### REQUIREMENT
All lines from the beginning of the listing through the line with "0.237, 0.146, 0.112];" are to be copied word for word; the pictures are not.

### RAW DATA
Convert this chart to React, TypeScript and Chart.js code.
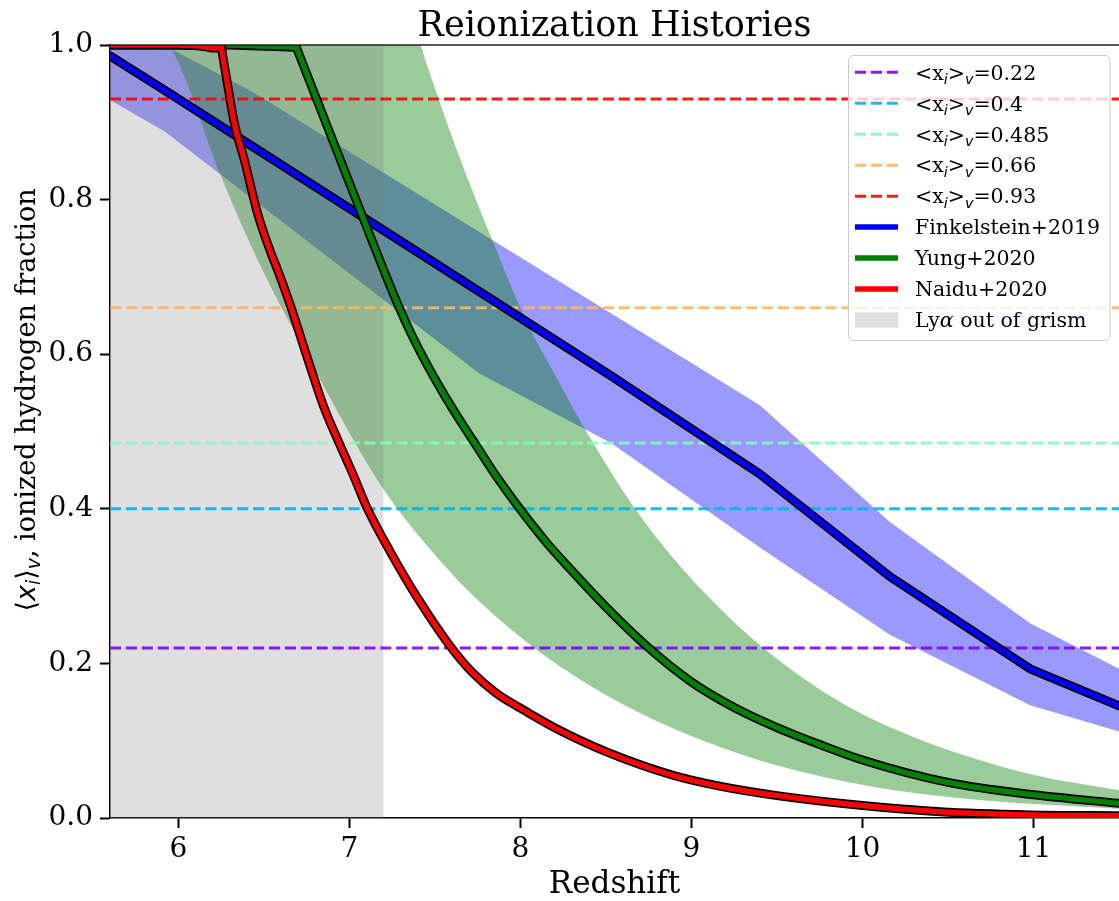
import React, { useEffect, useRef } from 'react';
import { Chart, registerables } from 'chart.js';

Chart.register(...registerables);

// ---------- axes ----------
const xMin = 5.6;
const xMax = 11.5;
const yMin = 0;
const yMax = 1;
const xTickValues = [6, 7, 8, 9, 10, 11];
const yTickValues = [0, 0.2, 0.4, 0.6, 0.8, 1.0];

// ---------- Finkelstein+2019 ----------
const finkelZ = [5.6, 5.93, 8.53, 9.4, 10.16, 10.98, 11.5];
const finkelF = [0.986, 0.94, 0.572, 0.445, 0.3125, 0.193, 0.145];
const finkelUpZ = [5.6, 5.93, 6.43, 9.4, 10.16, 10.98, 11.5];
const finkelUpF = [1.0, 0.998, 0.94, 0.534, 0.383, 0.252, 0.193];
const finkelLowZ = [5.6, 5.92, 7.76, 8.53, 9.4, 10.16, 10.98, 11.5];
const finkelLowF = [0.929, 0.888, 0.575, 0.485, 0.35, 0.237, 0.146, 0.112];

// ---------- Yung+2020 ----------
const yungPlateauZ = [5.6, 6.3, 6.69];
const yungPlateauF = [1.0, 1.0, 0.997];
const yungZ = [6.69, 6.755, 6.93, 7.1, 7.2, 7.28, 7.36, 7.45, 7.55, 7.65, 7.75, 7.85, 8.0, 8.15, 8.3, 8.5, 8.74, 9.0, 9.25, 9.5, 9.75, 10.0, 10.5, 11.0, 11.5];
const yungF = [0.997, 0.96, 0.861, 0.765, 0.709, 0.666, 0.627, 0.588, 0.549, 0.513, 0.479, 0.445, 0.399, 0.357, 0.32, 0.273, 0.222, 0.176, 0.143, 0.117, 0.095, 0.075, 0.046, 0.03, 0.019];
const yungUpZ = [5.6, 7.41, 7.45, 7.53, 7.64, 7.84, 8.03, 8.19, 8.42, 8.67, 8.89, 9.18, 9.42, 9.87, 10.32, 10.98, 11.5];
const yungUpF = [1.0, 1.0, 0.976, 0.925, 0.857, 0.745, 0.645, 0.578, 0.487, 0.4, 0.337, 0.268, 0.22, 0.15, 0.103, 0.057, 0.036];
const yungLowZ = [5.6, 5.93, 6.0, 6.24, 6.5, 6.775, 6.97, 7.2, 7.55, 7.76, 8.11, 8.5, 8.89, 9.28, 9.5, 10.07, 10.65, 11.5];
const yungLowF = [1.0, 1.0, 0.977, 0.835, 0.705, 0.59, 0.51, 0.425, 0.328, 0.28, 0.215, 0.159, 0.116, 0.083, 0.068, 0.04, 0.024, 0.012];

// ---------- Naidu+2020 ----------
const naiduZ = [5.6, 6.0, 6.15, 6.21, 6.25, 6.26, 6.28, 6.327, 6.386, 6.463, 6.541, 6.58, 6.658, 6.75, 6.85, 6.94, 7.02, 7.106, 7.24, 7.4, 7.59, 7.72, 7.856, 8.0, 8.206, 8.5, 8.887, 9.18, 9.5, 9.97, 10.455, 10.98, 11.5];
const naiduF = [1.0, 1.0, 0.998, 0.996, 0.997, 0.985, 0.959, 0.899, 0.851, 0.782, 0.731, 0.709, 0.661, 0.598, 0.532, 0.485, 0.445, 0.4, 0.344, 0.284, 0.222, 0.188, 0.162, 0.142, 0.116, 0.0858, 0.0556, 0.0405, 0.029, 0.0168, 0.008, 0.004, 0.003];

// ---------- thresholds & grism ----------
const thresholdValues = [0.22, 0.4, 0.485, 0.66, 0.93];
const thresholdColors = [
  'rgba(128,0,255,0.9)',
  'rgba(0,180,236,0.9)',
  'rgba(128,255,180,0.9)',
  'rgba(255,180,98,0.9)',
  'rgba(255,0,0,0.9)',
];
const grismSpan = [5.6, 7.2];

const modelNames = ['Finkelstein+2019', 'Yung+2020', 'Naidu+2020'];
const modelColors = ['#0000ff', '#008000', '#ff0000'];
const grismLabel = 'Lyα out of grism';

const SERIF = '"DejaVu Serif"';
const SANS = '"DejaVu Sans"';

type Part = { t: string; italic?: boolean; sub?: boolean; family?: string };

function richWidth(ctx: CanvasRenderingContext2D, parts: Part[], size: number) {
  let w = 0;
  for (const p of parts) {
    ctx.font = `${p.italic ? 'italic ' : ''}${p.sub ? size * 0.7 : size}px ${p.family || SERIF}`;
    w += ctx.measureText(p.t).width;
  }
  return w;
}

function drawRich(ctx: CanvasRenderingContext2D, parts: Part[], x: number, y: number, size: number) {
  let cx = x;
  ctx.textBaseline = 'alphabetic';
  ctx.textAlign = 'left';
  for (const p of parts) {
    const s = p.sub ? size * 0.7 : size;
    ctx.font = `${p.italic ? 'italic ' : ''}${s}px ${p.family || SERIF}`;
    ctx.fillText(p.t, cx, y + (p.sub ? size * 0.2 : 0));
    cx += ctx.measureText(p.t).width;
  }
}

function thresholdParts(v: number): Part[] {
  return [
    { t: '<x' },
    { t: 'i', italic: true, sub: true, family: SANS },
    { t: '>' },
    { t: 'v', italic: true, sub: true, family: SANS },
    { t: '=' + String(v) },
  ];
}

const decorPlugin = {
  id: 'decor',
  afterDraw(chart: any) {
    const ctx: CanvasRenderingContext2D = chart.ctx;
    const a = chart.chartArea;
    ctx.save();
    // top spine
    ctx.strokeStyle = '#222';
    ctx.lineWidth = 1.5;
    ctx.setLineDash([]);
    ctx.beginPath();
    ctx.moveTo(a.left, a.top);
    ctx.lineTo(a.right, a.top);
    ctx.stroke();

    ctx.fillStyle = '#000';
    // title
    ctx.font = `35px ${SERIF}`;
    ctx.textAlign = 'center';
    ctx.textBaseline = 'alphabetic';
    ctx.fillText('Reionization Histories', (a.left + a.right) / 2, 36);
    // x label
    ctx.font = `31px ${SERIF}`;
    ctx.fillText('Redshift', (a.left + a.right) / 2, 893);
    // y label
    const yParts: Part[] = [
      { t: '⟨', family: SANS },
      { t: 'x', italic: true, family: SANS },
      { t: 'i', italic: true, sub: true, family: SANS },
      { t: '⟩', family: SANS },
      { t: 'v', italic: true, sub: true, family: SANS },
      { t: ', ionized hydrogen fraction' },
    ];
    const ySize = 27;
    const yw = richWidth(ctx, yParts, ySize);
    ctx.save();
    ctx.translate(35, 400 + yw / 2);
    ctx.rotate(-Math.PI / 2);
    drawRich(ctx, yParts, 0, 0, ySize);
    ctx.restore();

    // legend
    const lx = 848.5, ly = 55.5, lw = 261.5, lh = 285, r = 5;
    ctx.beginPath();
    ctx.moveTo(lx + r, ly);
    ctx.arcTo(lx + lw, ly, lx + lw, ly + lh, r);
    ctx.arcTo(lx + lw, ly + lh, lx, ly + lh, r);
    ctx.arcTo(lx, ly + lh, lx, ly, r);
    ctx.arcTo(lx, ly, lx + lw, ly, r);
    ctx.closePath();
    ctx.fillStyle = 'rgba(255,255,255,0.8)';
    ctx.fill();
    ctx.strokeStyle = 'rgba(204,204,204,1)';
    ctx.lineWidth = 1;
    ctx.stroke();

    const hx0 = 855, hx1 = 898, tx = 915, row0 = 72.3, step = 30.96, fsz = 20.5;
    let row = 0;
    thresholdValues.forEach((v, i) => {
      const cy = row0 + step * row;
      ctx.strokeStyle = thresholdColors[i];
      ctx.lineWidth = 3;
      ctx.setLineDash([11.1, 4.8]);
      ctx.beginPath();
      ctx.moveTo(hx0, cy);
      ctx.lineTo(hx1, cy);
      ctx.stroke();
      ctx.setLineDash([]);
      ctx.fillStyle = '#000';
      drawRich(ctx, thresholdParts(v), tx, cy + 7.3, fsz);
      row++;
    });
    modelNames.forEach((name, i) => {
      const cy = row0 + step * row;
      ctx.strokeStyle = modelColors[i];
      ctx.lineWidth = 5.5;
      ctx.beginPath();
      ctx.moveTo(hx0, cy);
      ctx.lineTo(hx1, cy);
      ctx.stroke();
      ctx.fillStyle = '#000';
      drawRich(ctx, [{ t: name }], tx, cy + 7.3, fsz);
      row++;
    });
    {
      const cy = row0 + step * row;
      ctx.fillStyle = 'rgba(128,128,128,0.25)';
      ctx.fillRect(hx0, cy - 7.5, hx1 - hx0, 15);
      ctx.fillStyle = '#000';
      drawRich(ctx, [{ t: 'Ly' }, { t: 'α', italic: true }, { t: ' out of grism' }], tx, cy + 7.3, fsz);
    }
    ctx.restore();
  },
};

function pts(zs: number[], fs: number[]) {
  return zs.map((z, i) => ({ x: z, y: fs[i] }));
}

export default function App() {
  const ref = useRef<HTMLCanvasElement>(null);

  useEffect(() => {
    const canvas = ref.current;
    if (!canvas) return;
    const base = { pointRadius: 0, pointHoverRadius: 0, tension: 0, clip: 0, borderJoinStyle: 'round' as const, borderCapStyle: 'round' as const };
    const smooth = { cubicInterpolationMode: 'monotone' as const };
    const datasets: any[] = [];

    // Finkelstein band (piecewise linear)
    datasets.push({ ...base, label: 'fl', data: pts(finkelLowZ, finkelLowF), borderColor: 'transparent', borderWidth: 0, fill: false, order: 100 });
    datasets.push({ ...base, label: 'fu', data: pts(finkelUpZ, finkelUpF), borderColor: 'transparent', borderWidth: 0, fill: '-1', backgroundColor: 'rgba(0,0,255,0.4)', order: 100 });
    // Yung band (smooth)
    datasets.push({ ...base, ...smooth, label: 'yl', data: pts(yungLowZ, yungLowF), borderColor: 'transparent', borderWidth: 0, fill: false, order: 90 });
    datasets.push({ ...base, ...smooth, label: 'yu', data: pts(yungUpZ, yungUpF), borderColor: 'transparent', borderWidth: 0, fill: '-1', backgroundColor: 'rgba(0,128,0,0.4)', order: 90 });
    // grism span
    datasets.push({ ...base, label: grismLabel, data: [{ x: grismSpan[0], y: yMax }, { x: grismSpan[1], y: yMax }], borderColor: 'transparent', borderWidth: 0, fill: 'origin', backgroundColor: 'rgba(128,128,128,0.25)', order: 80 });
    // thresholds
    thresholdValues.forEach((v, i) => {
      datasets.push({ ...base, borderCapStyle: 'butt', label: 't' + v, data: [{ x: xMin, y: v }, { x: xMax, y: v }], borderColor: thresholdColors[i], borderWidth: 3, borderDash: [11.1, 4.8], fill: false, order: 70 });
    });
    // model lines with black outlines
    const models: { data: { x: number; y: number }[]; smooth: boolean; color: string; name: string; order: number }[] = [
      { data: pts(finkelZ, finkelF), smooth: false, color: modelColors[0], name: modelNames[0], order: 60 },
      { data: pts(yungPlateauZ, yungPlateauF), smooth: false, color: modelColors[1], name: modelNames[1] + ' plateau', order: 50 },
      { data: pts(yungZ, yungF), smooth: true, color: modelColors[1], name: modelNames[1], order: 50 },
      { data: pts(naiduZ, naiduF), smooth: true, color: modelColors[2], name: modelNames[2], order: 40 },
    ];
    models.forEach((m) => {
      const extra = m.smooth ? smooth : {};
      datasets.push({ ...base, ...extra, label: m.name + ' edge', data: m.data, borderColor: '#000', borderWidth: 9, fill: false, order: m.order });
    });
    models.forEach((m) => {
      const extra = m.smooth ? smooth : {};
      datasets.push({ ...base, ...extra, label: m.name, data: m.data, borderColor: m.color, borderWidth: 5.5, fill: false, order: m.order - 1 });
    });

    const tickFont = { family: 'DejaVu Serif', size: 28 };
    const chart = new Chart(canvas, {
      type: 'line',
      data: { datasets },
      plugins: [decorPlugin],
      options: {
        responsive: false,
        animation: false,
        events: [],
        layout: { padding: { top: 45, left: 0, right: 0, bottom: 0 } },
        plugins: {
          legend: { display: false },
          title: { display: false },
          tooltip: { enabled: false },
        },
        scales: {
          x: {
            type: 'linear',
            min: xMin,
            max: xMax,
            z: 1,
            afterBuildTicks: (s: any) => {
              s.ticks = xTickValues.map((value) => ({ value }));
            },
            afterFit: (s: any) => {
              s.height = 83;
            },
            grid: { display: true, drawOnChartArea: false, drawTicks: true, tickLength: 10, tickWidth: 2, tickColor: '#000', color: '#000' },
            border: { display: true, color: '#000', width: 1.5 },
            ticks: { font: tickFont, color: '#000', padding: 5, maxRotation: 0, autoSkip: false, callback: (v: any) => String(v) },
          },
          y: {
            type: 'linear',
            min: yMin,
            max: yMax,
            z: 1,
            afterBuildTicks: (s: any) => {
              s.ticks = yTickValues.map((value) => ({ value }));
            },
            afterFit: (s: any) => {
              s.width = 110;
            },
            grid: { display: true, drawOnChartArea: false, drawTicks: true, tickLength: 10, tickWidth: 2, tickColor: '#000', color: '#000' },
            border: { display: true, color: '#000', width: 1.5 },
            ticks: { font: tickFont, color: '#000', padding: 7, autoSkip: false, callback: (v: any) => Number(v).toFixed(1) },
          },
        },
      } as any,
    });
    return () => chart.destroy();
  }, []);

  return (
    <div style={{ position: 'fixed', left: 0, top: 0, width: 1119, height: 901, background: '#fff' }}>
      <canvas ref={ref} width={1119} height={901} style={{ display: 'block' }} />
    </div>
  );
}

### ANSWER FOR THE TASK
Convert this chart to React, TypeScript and Chart.js code.
import React, { useEffect, useRef } from 'react';
import { Chart, registerables } from 'chart.js';

Chart.register(...registerables);

// ---------- axes ----------
const xMin = 5.6;
const xMax = 11.5;
const yMin = 0;
const yMax = 1;
const xTickValues = [6, 7, 8, 9, 10, 11];
const yTickValues = [0, 0.2, 0.4, 0.6, 0.8, 1.0];

// ---------- Finkelstein+2019 ----------
const finkelZ = [5.6, 5.93, 8.53, 9.4, 10.16, 10.98, 11.5];
const finkelF = [0.986, 0.94, 0.572, 0.445, 0.3125, 0.193, 0.145];
const finkelUpZ = [5.6, 5.93, 6.43, 9.4, 10.16, 10.98, 11.5];
const finkelUpF = [1.0, 0.998, 0.94, 0.534, 0.383, 0.252, 0.193];
const finkelLowZ = [5.6, 5.92, 7.76, 8.53, 9.4, 10.16, 10.98, 11.5];
const finkelLowF = [0.929, 0.888, 0.575, 0.485, 0.35, 0.237, 0.146, 0.112];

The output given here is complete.